── Material shown ──
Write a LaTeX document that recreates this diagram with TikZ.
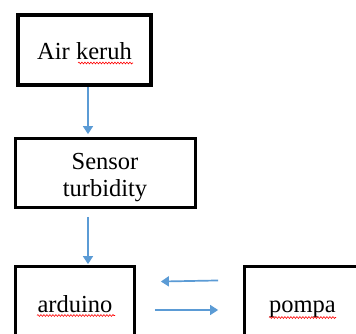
───
── Material shown ──
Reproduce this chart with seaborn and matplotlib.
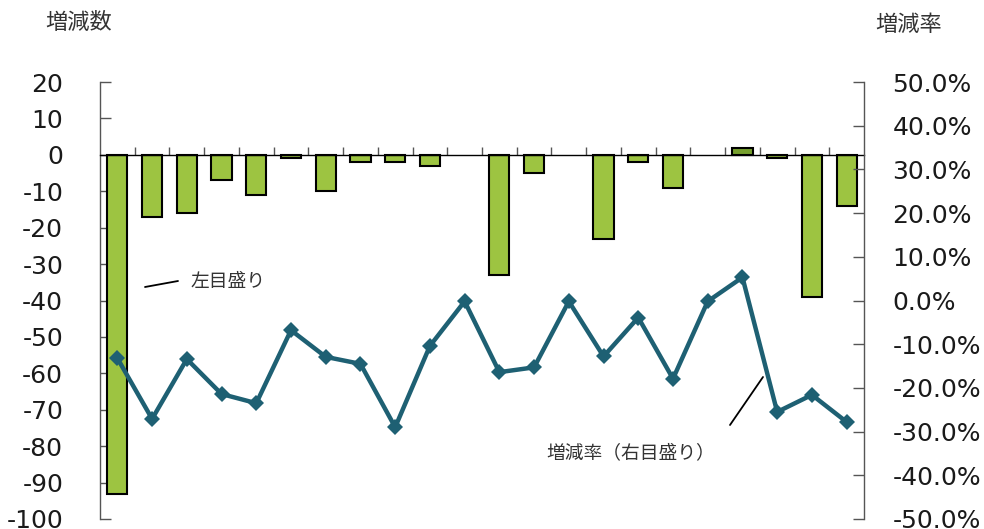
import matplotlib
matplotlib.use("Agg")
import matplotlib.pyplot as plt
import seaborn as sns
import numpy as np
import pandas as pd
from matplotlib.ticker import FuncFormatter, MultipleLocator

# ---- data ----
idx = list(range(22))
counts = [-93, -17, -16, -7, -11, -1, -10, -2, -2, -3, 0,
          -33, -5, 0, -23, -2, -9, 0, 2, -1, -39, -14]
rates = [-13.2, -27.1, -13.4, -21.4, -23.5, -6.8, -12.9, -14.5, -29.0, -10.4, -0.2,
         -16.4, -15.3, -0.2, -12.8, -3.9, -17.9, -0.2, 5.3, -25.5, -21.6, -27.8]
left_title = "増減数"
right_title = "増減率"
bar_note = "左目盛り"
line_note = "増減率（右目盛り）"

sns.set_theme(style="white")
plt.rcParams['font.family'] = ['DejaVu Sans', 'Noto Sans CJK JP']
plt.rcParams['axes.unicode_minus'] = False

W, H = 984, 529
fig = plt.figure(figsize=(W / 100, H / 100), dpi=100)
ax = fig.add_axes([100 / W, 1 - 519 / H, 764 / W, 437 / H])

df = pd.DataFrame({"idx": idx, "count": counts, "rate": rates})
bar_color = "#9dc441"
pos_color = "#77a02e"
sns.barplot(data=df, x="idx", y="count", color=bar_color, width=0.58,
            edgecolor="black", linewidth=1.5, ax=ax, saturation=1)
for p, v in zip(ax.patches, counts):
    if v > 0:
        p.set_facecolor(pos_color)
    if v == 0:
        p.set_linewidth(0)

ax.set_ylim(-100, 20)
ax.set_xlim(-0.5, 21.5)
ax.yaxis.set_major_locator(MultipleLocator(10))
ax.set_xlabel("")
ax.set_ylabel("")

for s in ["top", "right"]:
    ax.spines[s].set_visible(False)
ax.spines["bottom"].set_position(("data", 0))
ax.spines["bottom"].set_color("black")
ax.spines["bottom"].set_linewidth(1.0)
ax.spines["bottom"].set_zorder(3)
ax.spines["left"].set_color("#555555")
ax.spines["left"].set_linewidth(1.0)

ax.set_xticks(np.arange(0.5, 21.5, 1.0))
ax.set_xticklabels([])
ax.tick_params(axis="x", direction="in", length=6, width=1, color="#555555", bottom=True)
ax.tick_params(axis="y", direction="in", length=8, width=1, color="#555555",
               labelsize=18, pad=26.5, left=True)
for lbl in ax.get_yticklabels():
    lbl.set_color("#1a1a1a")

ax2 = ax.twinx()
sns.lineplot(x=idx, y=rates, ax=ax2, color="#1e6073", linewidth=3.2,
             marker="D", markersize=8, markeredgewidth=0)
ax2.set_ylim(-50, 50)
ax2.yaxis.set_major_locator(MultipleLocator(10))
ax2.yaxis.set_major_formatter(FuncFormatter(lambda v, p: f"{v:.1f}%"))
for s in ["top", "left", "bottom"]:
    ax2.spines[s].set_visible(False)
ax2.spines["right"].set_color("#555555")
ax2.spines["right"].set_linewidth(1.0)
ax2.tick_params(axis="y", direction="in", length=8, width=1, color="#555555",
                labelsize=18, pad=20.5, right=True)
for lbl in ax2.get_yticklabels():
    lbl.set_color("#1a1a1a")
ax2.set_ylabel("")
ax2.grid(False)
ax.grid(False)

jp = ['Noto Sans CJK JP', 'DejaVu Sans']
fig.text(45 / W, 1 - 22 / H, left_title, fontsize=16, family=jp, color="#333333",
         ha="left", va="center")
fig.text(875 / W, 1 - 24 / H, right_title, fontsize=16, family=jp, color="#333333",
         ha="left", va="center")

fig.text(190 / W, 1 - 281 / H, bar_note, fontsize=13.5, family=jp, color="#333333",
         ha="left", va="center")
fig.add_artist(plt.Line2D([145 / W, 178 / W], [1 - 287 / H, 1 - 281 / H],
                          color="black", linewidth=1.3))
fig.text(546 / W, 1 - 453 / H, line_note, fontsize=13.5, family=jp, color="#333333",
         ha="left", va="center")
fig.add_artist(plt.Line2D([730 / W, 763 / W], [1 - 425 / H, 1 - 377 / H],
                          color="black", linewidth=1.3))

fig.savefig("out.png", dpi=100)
───
Pick out all lines from the data above in which the word "with" appears.

▶ [Reply to the task]:
Write a LaTeX document that recreates this diagram with TikZ.
Reproduce this chart with seaborn and matplotlib.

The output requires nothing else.